Abstract

2,6-Disubstituted dihydropyrans are a common feature in many bioactive polyketides, including the anticancer marine polyketide laulimalide. While much of the uncharacterized biosynthetic pathway for laulimalide can be confidently postulated, the biosynthetic origins of the trans 2,6-disubstituted dihydropyran cannot. We hypothesize that a transannular oxa-conjugate addition in a macrocyclic laulimalide precursor could be the origin of the 2,6-dihydropyran. To test this hypothesis, we constructed a model containing the key functional groups for oxa-conjugate addition-mediated dihydropyran formation. Under acid-mediated conditions, the model under went regiospecific oxa-conjugate addition producing a stable trans oxetane as the only regioisomer. The desired, more stable dihydropyran was not detected. This unprecedented regiospecificity is unexpected due to the ring strain of the oxetane and the anticipated facile ring opening retro-oxa-conjugate addition. The oxetane is stable to acid and basic conditions, as are a number of literature acyclic oxetanes that could undergo similar retro-oxa-conjugate addition. While the source of the oxetane kinetic stability is yet to be characterized, it may enable general oxetane construction via oxa-conjugate addition.
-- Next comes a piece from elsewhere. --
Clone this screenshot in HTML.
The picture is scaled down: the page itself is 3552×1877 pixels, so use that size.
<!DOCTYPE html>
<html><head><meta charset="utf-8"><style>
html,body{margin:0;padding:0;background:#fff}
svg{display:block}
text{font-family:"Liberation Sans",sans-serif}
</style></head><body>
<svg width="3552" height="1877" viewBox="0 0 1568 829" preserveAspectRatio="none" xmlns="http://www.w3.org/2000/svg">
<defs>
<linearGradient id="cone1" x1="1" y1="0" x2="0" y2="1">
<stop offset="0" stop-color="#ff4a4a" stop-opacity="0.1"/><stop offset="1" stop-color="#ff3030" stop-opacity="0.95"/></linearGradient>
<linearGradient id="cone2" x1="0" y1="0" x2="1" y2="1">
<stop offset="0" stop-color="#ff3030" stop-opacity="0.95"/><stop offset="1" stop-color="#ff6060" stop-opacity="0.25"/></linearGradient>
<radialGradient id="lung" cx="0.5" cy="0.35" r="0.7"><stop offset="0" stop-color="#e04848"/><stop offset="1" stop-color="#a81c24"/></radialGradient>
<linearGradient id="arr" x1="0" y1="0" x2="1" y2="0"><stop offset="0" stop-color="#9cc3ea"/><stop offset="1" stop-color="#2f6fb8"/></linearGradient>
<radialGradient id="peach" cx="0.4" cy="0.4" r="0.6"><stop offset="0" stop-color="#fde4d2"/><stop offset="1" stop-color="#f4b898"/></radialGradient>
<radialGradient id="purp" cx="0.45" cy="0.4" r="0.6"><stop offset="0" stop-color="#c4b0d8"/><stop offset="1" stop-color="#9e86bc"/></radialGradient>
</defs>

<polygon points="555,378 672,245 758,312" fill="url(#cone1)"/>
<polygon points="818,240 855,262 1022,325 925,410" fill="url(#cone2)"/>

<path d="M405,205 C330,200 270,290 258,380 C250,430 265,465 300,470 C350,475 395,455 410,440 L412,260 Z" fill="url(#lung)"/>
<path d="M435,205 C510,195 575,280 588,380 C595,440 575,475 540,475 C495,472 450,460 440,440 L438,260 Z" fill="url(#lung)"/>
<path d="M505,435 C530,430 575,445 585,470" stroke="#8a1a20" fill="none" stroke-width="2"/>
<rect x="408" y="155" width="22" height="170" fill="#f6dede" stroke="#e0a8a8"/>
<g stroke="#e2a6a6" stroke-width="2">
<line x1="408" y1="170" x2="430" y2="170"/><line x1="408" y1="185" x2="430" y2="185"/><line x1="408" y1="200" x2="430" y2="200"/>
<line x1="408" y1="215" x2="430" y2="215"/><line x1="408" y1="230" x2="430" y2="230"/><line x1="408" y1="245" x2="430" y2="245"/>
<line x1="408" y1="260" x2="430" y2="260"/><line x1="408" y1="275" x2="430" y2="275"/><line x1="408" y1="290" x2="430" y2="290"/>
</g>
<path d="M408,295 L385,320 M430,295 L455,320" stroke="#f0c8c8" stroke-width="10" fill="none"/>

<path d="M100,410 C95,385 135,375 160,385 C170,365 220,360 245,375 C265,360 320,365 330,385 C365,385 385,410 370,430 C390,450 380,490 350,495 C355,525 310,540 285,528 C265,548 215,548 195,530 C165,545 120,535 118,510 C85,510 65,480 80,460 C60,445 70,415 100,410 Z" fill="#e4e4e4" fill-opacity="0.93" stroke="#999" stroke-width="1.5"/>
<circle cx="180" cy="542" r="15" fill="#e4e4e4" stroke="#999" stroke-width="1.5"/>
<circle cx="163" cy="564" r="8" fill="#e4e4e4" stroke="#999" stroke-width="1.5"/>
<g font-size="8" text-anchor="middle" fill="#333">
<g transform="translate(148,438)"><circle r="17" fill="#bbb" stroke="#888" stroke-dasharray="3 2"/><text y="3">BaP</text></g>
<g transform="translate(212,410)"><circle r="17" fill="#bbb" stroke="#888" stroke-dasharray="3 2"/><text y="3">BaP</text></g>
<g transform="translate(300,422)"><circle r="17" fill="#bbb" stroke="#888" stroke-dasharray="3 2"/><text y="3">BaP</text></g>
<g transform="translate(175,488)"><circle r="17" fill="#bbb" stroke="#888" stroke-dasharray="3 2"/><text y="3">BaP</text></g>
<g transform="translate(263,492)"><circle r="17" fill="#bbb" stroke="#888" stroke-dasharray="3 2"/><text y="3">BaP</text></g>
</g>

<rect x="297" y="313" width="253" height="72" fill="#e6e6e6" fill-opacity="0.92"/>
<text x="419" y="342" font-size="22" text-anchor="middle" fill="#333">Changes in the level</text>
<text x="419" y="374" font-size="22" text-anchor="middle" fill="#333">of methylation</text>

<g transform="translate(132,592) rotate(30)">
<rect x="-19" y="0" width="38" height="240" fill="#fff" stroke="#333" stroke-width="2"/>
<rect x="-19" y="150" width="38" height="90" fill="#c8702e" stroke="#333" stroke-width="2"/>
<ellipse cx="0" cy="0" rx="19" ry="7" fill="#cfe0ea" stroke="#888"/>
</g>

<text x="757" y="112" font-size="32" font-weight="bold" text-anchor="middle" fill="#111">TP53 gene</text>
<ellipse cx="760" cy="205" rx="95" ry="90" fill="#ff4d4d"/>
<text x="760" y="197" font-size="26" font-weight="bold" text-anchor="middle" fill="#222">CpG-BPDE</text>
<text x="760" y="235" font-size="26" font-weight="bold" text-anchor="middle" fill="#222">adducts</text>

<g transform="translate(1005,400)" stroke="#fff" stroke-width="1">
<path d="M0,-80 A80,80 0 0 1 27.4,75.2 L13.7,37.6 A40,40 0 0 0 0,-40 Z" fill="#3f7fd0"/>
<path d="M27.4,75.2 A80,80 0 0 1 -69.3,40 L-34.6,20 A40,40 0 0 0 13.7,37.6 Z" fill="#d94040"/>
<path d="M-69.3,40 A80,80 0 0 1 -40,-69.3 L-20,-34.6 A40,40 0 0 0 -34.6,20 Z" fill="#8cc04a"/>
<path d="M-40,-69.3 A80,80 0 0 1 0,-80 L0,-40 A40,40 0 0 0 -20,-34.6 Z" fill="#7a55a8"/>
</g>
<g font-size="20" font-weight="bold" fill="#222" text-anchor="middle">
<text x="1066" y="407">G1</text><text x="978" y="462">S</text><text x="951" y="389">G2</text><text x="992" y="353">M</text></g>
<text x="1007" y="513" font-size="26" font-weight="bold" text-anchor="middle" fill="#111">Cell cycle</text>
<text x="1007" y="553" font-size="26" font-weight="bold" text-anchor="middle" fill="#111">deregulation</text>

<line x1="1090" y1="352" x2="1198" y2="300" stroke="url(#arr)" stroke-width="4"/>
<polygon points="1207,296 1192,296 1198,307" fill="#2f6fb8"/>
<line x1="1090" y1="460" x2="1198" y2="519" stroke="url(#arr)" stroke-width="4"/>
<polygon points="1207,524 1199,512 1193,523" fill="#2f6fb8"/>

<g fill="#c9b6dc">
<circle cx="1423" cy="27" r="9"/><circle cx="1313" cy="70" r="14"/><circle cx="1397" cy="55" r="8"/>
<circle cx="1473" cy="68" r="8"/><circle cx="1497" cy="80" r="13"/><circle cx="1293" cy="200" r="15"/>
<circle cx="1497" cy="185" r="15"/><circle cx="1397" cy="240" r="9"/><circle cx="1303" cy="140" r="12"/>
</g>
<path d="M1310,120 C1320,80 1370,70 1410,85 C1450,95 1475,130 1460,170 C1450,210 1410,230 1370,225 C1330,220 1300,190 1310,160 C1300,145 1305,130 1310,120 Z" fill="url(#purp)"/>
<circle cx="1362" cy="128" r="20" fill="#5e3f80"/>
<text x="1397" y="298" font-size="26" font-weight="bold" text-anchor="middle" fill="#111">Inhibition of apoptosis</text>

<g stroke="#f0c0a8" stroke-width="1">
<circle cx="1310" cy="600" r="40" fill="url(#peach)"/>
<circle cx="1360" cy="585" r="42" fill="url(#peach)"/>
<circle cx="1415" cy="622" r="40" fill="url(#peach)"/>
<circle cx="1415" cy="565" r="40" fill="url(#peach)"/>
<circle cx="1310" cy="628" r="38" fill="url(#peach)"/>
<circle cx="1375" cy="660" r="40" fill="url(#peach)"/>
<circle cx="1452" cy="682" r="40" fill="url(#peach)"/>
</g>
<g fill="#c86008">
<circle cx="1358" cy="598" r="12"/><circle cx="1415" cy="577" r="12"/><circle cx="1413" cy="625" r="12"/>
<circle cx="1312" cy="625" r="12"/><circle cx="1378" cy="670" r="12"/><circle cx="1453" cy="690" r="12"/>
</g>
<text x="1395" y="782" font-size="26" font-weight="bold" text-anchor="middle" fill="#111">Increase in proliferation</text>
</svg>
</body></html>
The more stable dihydropyran regioisomer could not be generated due to poor geometrical orbital alignment and hard-soft incompatibility between the hard oxygen nucleophile and the soft activated polyenoate electrophile. These factors disfavor the breaking of conjugation by oxa-conjugate addition. Based on these results we propose that dihydropyran formation does not occur on completed polyketide macrocycles as we had proposed but rather during polyketide biosynthesis on the growing polyketide chain.